## [EXERCISE OBJECTIVE]
Copy out every line of the records where the string "this" occurs.

## [SUPPLIED DATA]
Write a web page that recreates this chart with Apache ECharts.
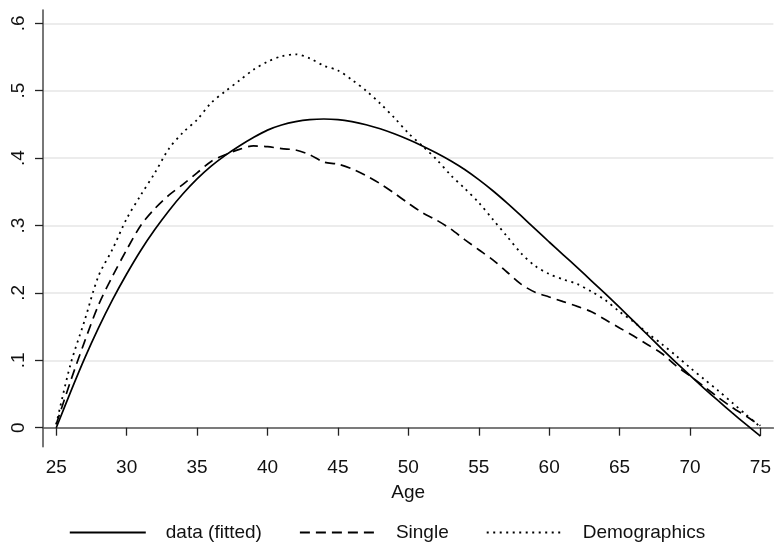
<!DOCTYPE html>
<html>
<head>
<meta charset="utf-8">
<script src="https://cdn.jsdelivr.net/npm/echarts@6/dist/echarts.min.js"></script>
<style>html,body{margin:0;padding:0;background:#fff;}#c{width:774px;height:542px;}</style>
</head>
<body>
<div id="c"></div>
<script>
var ages = [25,26,27,28,29,30,31,32,33,34,35,36,37,38,39,40,41,42,43,44,45,46,47,48,49,50,51,52,53,54,55,56,57,58,59,60,61,62,63,64,65,66,67,68,69,70,71,72,73,74,75];
var fitted = [0,.052,.102,.148,.190,.228,.263,.294,.322,.347,.369,.388,.404,.418,.4305,.4415,.449,.454,.457,.458,.457,.454,.4495,.4435,.436,.4275,.418,.4075,.396,.383,.368,.3515,.3335,.3145,.295,.2755,.2565,.2375,.218,.1985,.1785,.158,.1375,.117,.097,.0775,.0585,.040,.022,.0045,-.0125];
var single = [.005,.068,.127,.182,.225,.264,.300,.325,.345,.361,.378,.395,.405,.413,.418,.417,.414,.412,.405,.394,.391,.384,.374,.362,.348,.333,.319,.308,.295,.279,.264,.249,.231,.213,.201,.194,.187,.180,.172,.160,.148,.136,.123,.110,.092,.077,.061,.045,.030,.017,.003];
var demographics = [.005,.093,.158,.225,.265,.310,.345,.378,.414,.438,.457,.482,.499,.515,.531,.543,.551,.554,.548,.537,.530,.516,.500,.481,.460,.437,.418,.398,.375,.355,.334,.309,.284,.259,.240,.228,.220,.213,.202,.189,.172,.157,.140,.124,.107,.089,.072,.055,.037,.019,.001];
var xTicks = [25,30,35,40,45,50,55,60,65,70,75];
var yTicks = [0,0.1,0.2,0.3,0.4,0.5,0.6];
var seriesNames = ['data (fitted)','Single','Demographics'];

function pairs(vals){ return ages.map(function(a,i){ return [a, vals[i]]; }); }
function yFmt(v){ var s = (Math.round(v*10)/10).toString(); return s === '0' ? '0' : s.replace(/^0\./,'.'); }

var font = 'Liberation Sans, Arial, sans-serif';
var chart = echarts.init(document.getElementById('c'), null, {renderer:'canvas'});
chart.setOption({
  backgroundColor: '#fff',
  animation: false,
  grid: {left: 43, right: 0, top: 10, bottom: 95.3, containLabel: false},
  xAxis: {
    type: 'value', min: 24.06, max: 75.92,
    name: 'Age', nameLocation: 'middle', nameGap: 37,
    nameTextStyle: {fontFamily: font, fontSize: 19, color: '#111'},
    axisLine: {show: true, lineStyle: {color: '#555', width: 1.6}},
    axisTick: {show: true, length: 8, lineStyle: {color: '#222', width: 1.3}, customValues: xTicks},
    axisLabel: {customValues: xTicks, fontFamily: font, fontSize: 19, color: '#111', margin: 12},
    splitLine: {show: false}
  },
  yAxis: {
    type: 'value', min: -0.0282, max: 0.6197,
    axisLine: {show: true, lineStyle: {color: '#555', width: 1.6}},
    axisTick: {show: true, length: 8, lineStyle: {color: '#222', width: 1.3}, customValues: yTicks},
    axisLabel: {customValues: yTicks, rotate: 90, fontFamily: font, fontSize: 19, color: '#111', margin: 14.5, formatter: yFmt},
    splitLine: {show: true, lineStyle: {color: '#e6e6e6', width: 1.5}}
  },
  legend: {
    data: seriesNames, top: 518, left: 'center', itemWidth: 76, itemHeight: 14, itemGap: 37,
    itemStyle: {opacity: 0},
    lineStyle: {opacity: 1},
    textStyle: {fontFamily: font, fontSize: 19, color: '#111', padding: [0,0,0,15]}
  },
  series: [
    {name: seriesNames[0], type: 'line', data: pairs(fitted), symbol: 'none', smooth: 0.3,
     lineStyle: {color: '#000', width: 1.7, type: 'solid'}, itemStyle: {color: '#000'}},
    {name: seriesNames[1], type: 'line', data: pairs(single), symbol: 'none', smooth: 0.3,
     lineStyle: {color: '#000', width: 1.7, type: [10,6]}, itemStyle: {color: '#000'}},
    {name: seriesNames[2], type: 'line', data: pairs(demographics), symbol: 'none', smooth: 0.3,
     lineStyle: {color: '#000', width: 1.8, type: [2,4.5]}, itemStyle: {color: '#000'}}
  ]
});
</script>
</body>
</html>
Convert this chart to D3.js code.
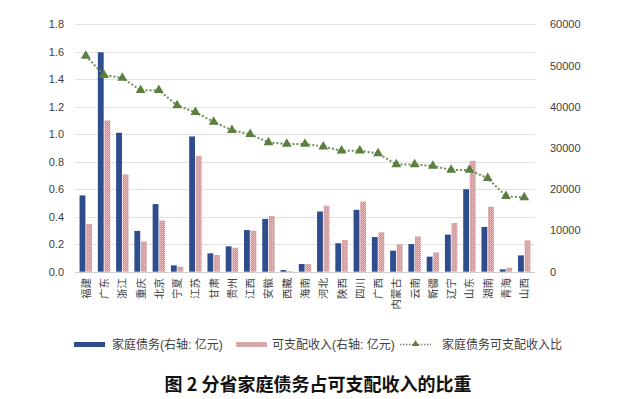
<!DOCTYPE html>
<html>
<head>
<meta charset="utf-8">
<script src="https://cdn.jsdelivr.net/npm/d3@7"></script>
<style>
  body { margin: 0; background: #fff; }
  text { font-family: Arial, "Liberation Sans", "Noto Sans CJK SC", sans-serif; }
</style>
</head>
<body>
<div id="chart"></div>
<script>
// Data
var provinces = ['福建', '广东', '浙江', '重庆', '北京', '宁夏', '江苏', '甘肃', '贵州', '江西', '安徽', '西藏', '海南',
  '河北', '陕西', '四川', '广西', '内蒙古', '云南', '新疆', '辽宁', '山东', '湖南', '青海', '山西']
var debt = [18500, 53200, 33700, 9900, 16400, 1540, 32800, 4450, 6150, 10100, 12800, 400, 1860,
  14600, 6900, 15000, 8400, 5100, 6700, 3650, 9000, 20000, 10850, 570, 3950]
var income = [11600, 36700, 23600, 7300, 12400, 1200, 28100, 4050, 5800, 9950, 13500, 150, 1860,
  16000, 7700, 17000, 9550, 6650, 8550, 4700, 11800, 26900, 15750, 970, 7600]
var ratio = [1.57, 1.43, 1.41, 1.32, 1.32, 1.21, 1.16, 1.09, 1.03, 1.00, 0.94, 0.93, 0.93,
  0.91, 0.88, 0.88, 0.86, 0.78, 0.78, 0.77, 0.74, 0.74, 0.68, 0.55, 0.54]
var leftTicks = [0, 0.2, 0.4, 0.6, 0.8, 1.0, 1.2, 1.4, 1.6, 1.8]
var rightTicks = [0, 10000, 20000, 30000, 40000, 50000, 60000]
var legendLabels = ['家庭债务(右轴: 亿元)', '可支配收入(右轴: 亿元)', '家庭债务可支配收入比']
var title = '图 2  分省家庭债务占可支配收入的比重'

var width = 636
var height = 399
var plot = { left: 75, right: 535, top: 24.3, bottom: 271.7 }

var blue = '#2f4d8c'
var pink = '#e28890'
var green = '#5b7f3f'

var svg = d3.select('#chart')
  .append('svg')
  .attr('width', width)
  .attr('height', height)

// pink checkered fill
var defs = svg.append('defs')
var pat = defs.append('pattern')
  .attr('id', 'hatch')
  .attr('patternUnits', 'userSpaceOnUse')
  .attr('width', 2)
  .attr('height', 2)
pat.append('rect').attr('width', 2).attr('height', 2).attr('fill', pink)
pat.append('rect').attr('width', 1).attr('height', 1).attr('fill', '#f2c2c5')
pat.append('rect').attr('x', 1).attr('y', 1).attr('width', 1).attr('height', 1).attr('fill', '#eaa8ad')

// Scales
var xScale = d3.scaleBand()
  .domain(provinces)
  .range([plot.left, plot.right])
  .paddingInner(0.32)
  .paddingOuter(0.25)

var yLeft = d3.scaleLinear().domain([0, 1.8]).range([plot.bottom, plot.top])
var yRight = d3.scaleLinear().domain([0, 60000]).range([plot.bottom, plot.top])

// Gridlines
svg.append('g')
  .selectAll('line')
  .data(leftTicks)
  .enter()
  .append('line')
  .attr('x1', plot.left)
  .attr('x2', plot.right)
  .attr('y1', d => Math.round(yLeft(d)) + 0.5)
  .attr('y2', d => Math.round(yLeft(d)) + 0.5)
  .attr('stroke', d => d === 0 ? '#d0d0d0' : '#e2e2e2')
  .attr('stroke-width', 1)

// Left axis
var leftAxis = svg.append('g')
  .attr('transform', `translate(${plot.left - 11}, 0)`)
  .call(d3.axisLeft(yLeft).tickValues(leftTicks).tickFormat(d3.format('.1f')).tickSize(0).tickPadding(0))
leftAxis.select('.domain').remove()
leftAxis.selectAll('text')
  .attr('fill', '#404040')
  .style('font-size', '11px')

// Right axis
var rightAxis = svg.append('g')
  .attr('transform', `translate(${plot.right + 15}, 0)`)
  .call(d3.axisRight(yRight).tickValues(rightTicks).tickFormat(d3.format('d')).tickSize(0).tickPadding(0))
rightAxis.select('.domain').remove()
rightAxis.selectAll('text')
  .attr('fill', '#404040')
  .style('font-size', '11px')

// Bars
var bw = xScale.bandwidth()
svg.append('g')
  .selectAll('rect')
  .data(provinces)
  .enter()
  .append('rect')
  .attr('x', d => xScale(d))
  .attr('y', (d, i) => yRight(debt[i]))
  .attr('width', bw * 0.47)
  .attr('height', (d, i) => plot.bottom - yRight(debt[i]))
  .attr('fill', blue)

svg.append('g')
  .selectAll('rect')
  .data(provinces)
  .enter()
  .append('rect')
  .attr('x', d => xScale(d) + bw * 0.53)
  .attr('y', (d, i) => yRight(income[i]))
  .attr('width', bw * 0.47)
  .attr('height', (d, i) => plot.bottom - yRight(income[i]))
  .attr('fill', 'url(#hatch)')

// Ratio line
var cx = d => xScale(d) + bw / 2
var line = d3.line()
  .x(d => cx(d))
  .y((d, i) => yLeft(ratio[i]))

svg.append('path')
  .datum(provinces)
  .attr('d', line)
  .attr('fill', 'none')
  .attr('stroke', '#6e8f58')
  .attr('stroke-width', 2)
  .attr('stroke-dasharray', '2,2')

var tri = d3.symbol().type(d3.symbolTriangle).size(42)
svg.append('g')
  .selectAll('path')
  .data(provinces)
  .enter()
  .append('path')
  .attr('d', tri)
  .attr('transform', (d, i) => `translate(${cx(d)}, ${yLeft(ratio[i])})`)
  .attr('fill', green)

// Category labels, rotated
svg.append('g')
  .selectAll('text')
  .data(provinces)
  .enter()
  .append('text')
  .attr('transform', d => `translate(${cx(d) + 4}, 278) rotate(-90)`)
  .attr('text-anchor', 'end')
  .attr('fill', '#404040')
  .style('font-size', '10.5px')
  .style('font-family', '"Noto Sans CJK SC", sans-serif')
  .text(d => d)

// Legend
var legend = svg.append('g')
  .style('font-family', '"Noto Sans CJK SC", sans-serif')
  .style('font-size', '12px')

legend.append('rect')
  .attr('x', 74).attr('y', 342).attr('width', 31).attr('height', 5)
  .attr('fill', blue)
legend.append('text')
  .attr('x', 112).attr('y', 349)
  .attr('fill', '#404040')
  .text(legendLabels[0])

legend.append('rect')
  .attr('x', 236).attr('y', 342).attr('width', 31).attr('height', 5)
  .attr('fill', 'url(#hatch)')
legend.append('text')
  .attr('x', 272).attr('y', 349)
  .attr('fill', '#404040')
  .text(legendLabels[1])

legend.append('line')
  .attr('x1', 400).attr('x2', 431).attr('y1', 344.5).attr('y2', 344.5)
  .attr('stroke', '#6e8f58')
  .attr('stroke-width', 1.5)
  .attr('stroke-dasharray', '1.5,1.5')
legend.append('path')
  .attr('d', d3.symbol().type(d3.symbolTriangle).size(22))
  .attr('transform', 'translate(415.5, 344)')
  .attr('fill', green)
legend.append('text')
  .attr('x', 442).attr('y', 349)
  .attr('fill', '#404040')
  .text(legendLabels[2])

// Title
svg.append('text')
  .attr('x', 318)
  .attr('y', 391)
  .attr('text-anchor', 'middle')
  .style('font-family', '"Noto Sans CJK SC", sans-serif')
  .style('font-weight', 'bold')
  .style('font-size', '18px')
  .attr('fill', '#111')
  .text(title)
</script>
</body>
</html>
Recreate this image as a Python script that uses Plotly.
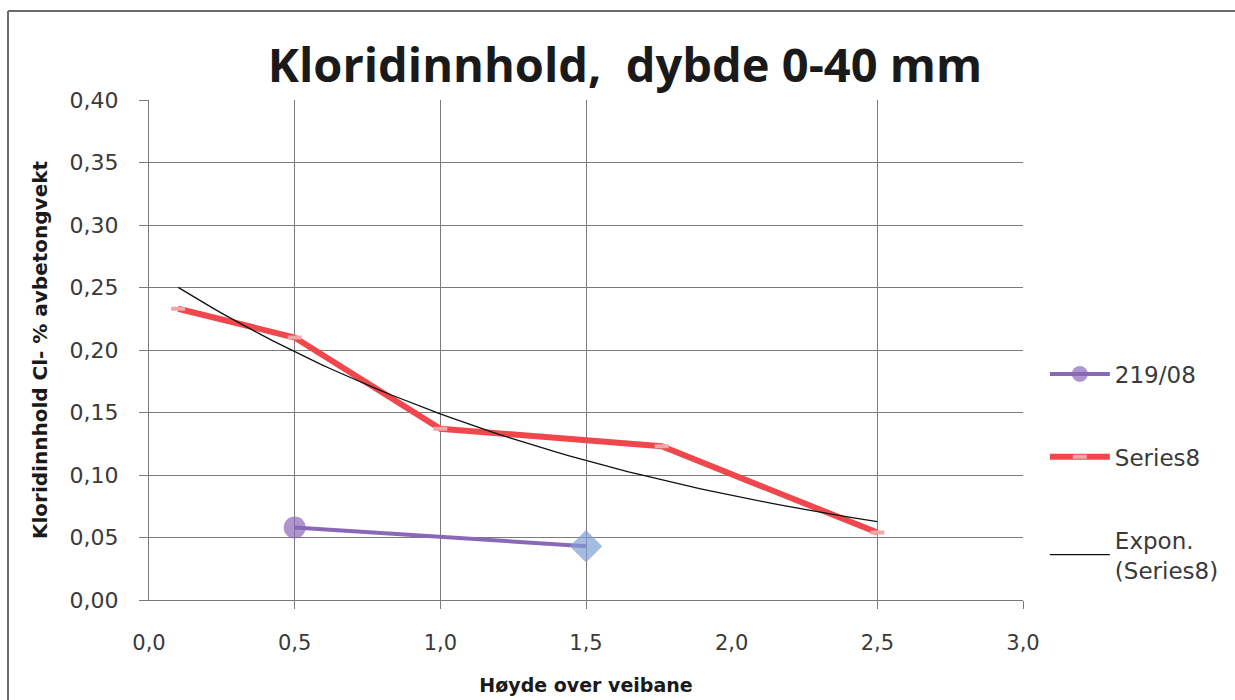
import numpy as np
import plotly.graph_objects as go

# ---- data ----
x_219 = [0.5, 1.5]
y_219 = [0.058, 0.043]

x_s8 = [0.1, 0.5, 1.0, 1.76, 2.5]
y_s8 = [0.233, 0.210, 0.137, 0.123, 0.054]

x_ticks = [0.0, 0.5, 1.0, 1.5, 2.0, 2.5, 3.0]
x_grid = [0.5, 1.0, 1.5, 2.5, 3.0]   # vertical gridline at 2,0 is absent in the scan
y_ticks = [0.0, 0.05, 0.10, 0.15, 0.20, 0.25, 0.30, 0.35, 0.40]

# exponential trendline fitted to Series8 (as Excel does)
b, ln_a = np.polyfit(np.array(x_s8), np.log(np.array(y_s8)), 1)
x_fit = np.linspace(min(x_s8), max(x_s8), 60)
y_fit = np.exp(ln_a) * np.exp(b * x_fit)

FONT = "DejaVu Sans"
GRID = "#7a7a7a"
TXT = "#3a3a3a"

fig = go.Figure()

fig.add_trace(go.Scatter(
    x=x_219, y=y_219, mode="lines+markers", name="219/08",
    legendgroup="a",
    line=dict(color="#8a68b8", width=4),
    marker=dict(symbol=["circle", "diamond"], size=[22, 25],
                color=["#8a68b8", "#7f9ed6"], line=dict(width=0)),
))
fig.add_trace(go.Scatter(
    x=x_s8, y=y_s8, mode="lines+markers", name="Series8",
    legendgroup="b",
    line=dict(color="#f0474c", width=6),
    marker=dict(symbol="line-ew", size=10, color="#f4a6a6",
                line=dict(color="#f4a6a6", width=4)),
))
fig.add_trace(go.Scatter(
    x=x_fit, y=y_fit, mode="lines", name="Expon.<br>(Series8)",
    legendgroup="c",
    line=dict(color="#111111", width=1.3),
))

# overlay axis just for the vertical gridlines / bottom ticks
fig.add_trace(go.Scatter(x=[0, 3], y=[0, 0], xaxis="x2", mode="none",
                         showlegend=False, hoverinfo="skip"))

fig.update_layout(
    width=1235, height=700,
    paper_bgcolor="white", plot_bgcolor="white",
    separators=", ",
    margin=dict(l=149, r=212, t=100, b=100, autoexpand=False),
    font=dict(family=FONT, color=TXT),
    title=dict(text="Kloridinnhold,\u00a0 dybde 0-40 mm",
               x=0.506, xanchor="center", y=0.907, yanchor="middle",
               font=dict(family="Open Sans", size=47, color="#1a1a1a", weight="bold")),
    xaxis=dict(range=[0, 3], tickvals=x_ticks, tickformat=".1f",
               showgrid=False, zeroline=False, ticks="",
               showline=True, linecolor=GRID, linewidth=1,
               ticklabelstandoff=24,
               tickfont=dict(size=21, color=TXT),
               title=dict(text="Høyde over veibane", standoff=24,
                          font=dict(size=19, color="#1a1a1a", weight="bold"))),
    xaxis2=dict(range=[0, 3], overlaying="x", side="bottom",
                tickvals=x_grid, showticklabels=False,
                showgrid=True, gridcolor=GRID, gridwidth=1,
                ticks="outside", ticklen=8, tickcolor=GRID,
                zeroline=False, showline=False),
    yaxis=dict(range=[0, 0.40], tickvals=y_ticks, tickformat=".2f",
               showgrid=True, gridcolor=GRID, gridwidth=1,
               zeroline=False, showline=True, linecolor=GRID, linewidth=1,
               ticks="outside", ticklen=9, tickcolor=GRID,
               ticklabelstandoff=16,
               tickfont=dict(size=22, color=TXT),
               title=dict(text="Kloridinnhold Cl- % avbetongvekt", standoff=16,
                          font=dict(size=20, color="#1a1a1a", weight="bold"))),
    legend=dict(x=1.025, xanchor="left", y=0.495, yanchor="top",
                font=dict(size=23, color=TXT),
                tracegroupgap=50, itemwidth=60,
                bgcolor="rgba(0,0,0,0)"),
    shapes=[
        dict(type="line", xref="paper", yref="paper",
             x0=(8 - 149) / 874, x1=(1235 - 149) / 874,
             y0=(600 - 11) / 500, y1=(600 - 11) / 500,
             line=dict(color="#6a6a6a", width=2)),
        dict(type="line", xref="paper", yref="paper",
             x0=(8 - 149) / 874, x1=(8 - 149) / 874,
             y0=(600 - 11) / 500, y1=(600 - 700) / 500,
             line=dict(color="#6a6a6a", width=2)),
    ],
)

fig.write_html("out.html")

## [SOLUTION BELOW]
Write a web page that recreates this chart with Apache ECharts.
Convert this chart to D3.js code.
Recreate this image as a Python script that uses Plotly.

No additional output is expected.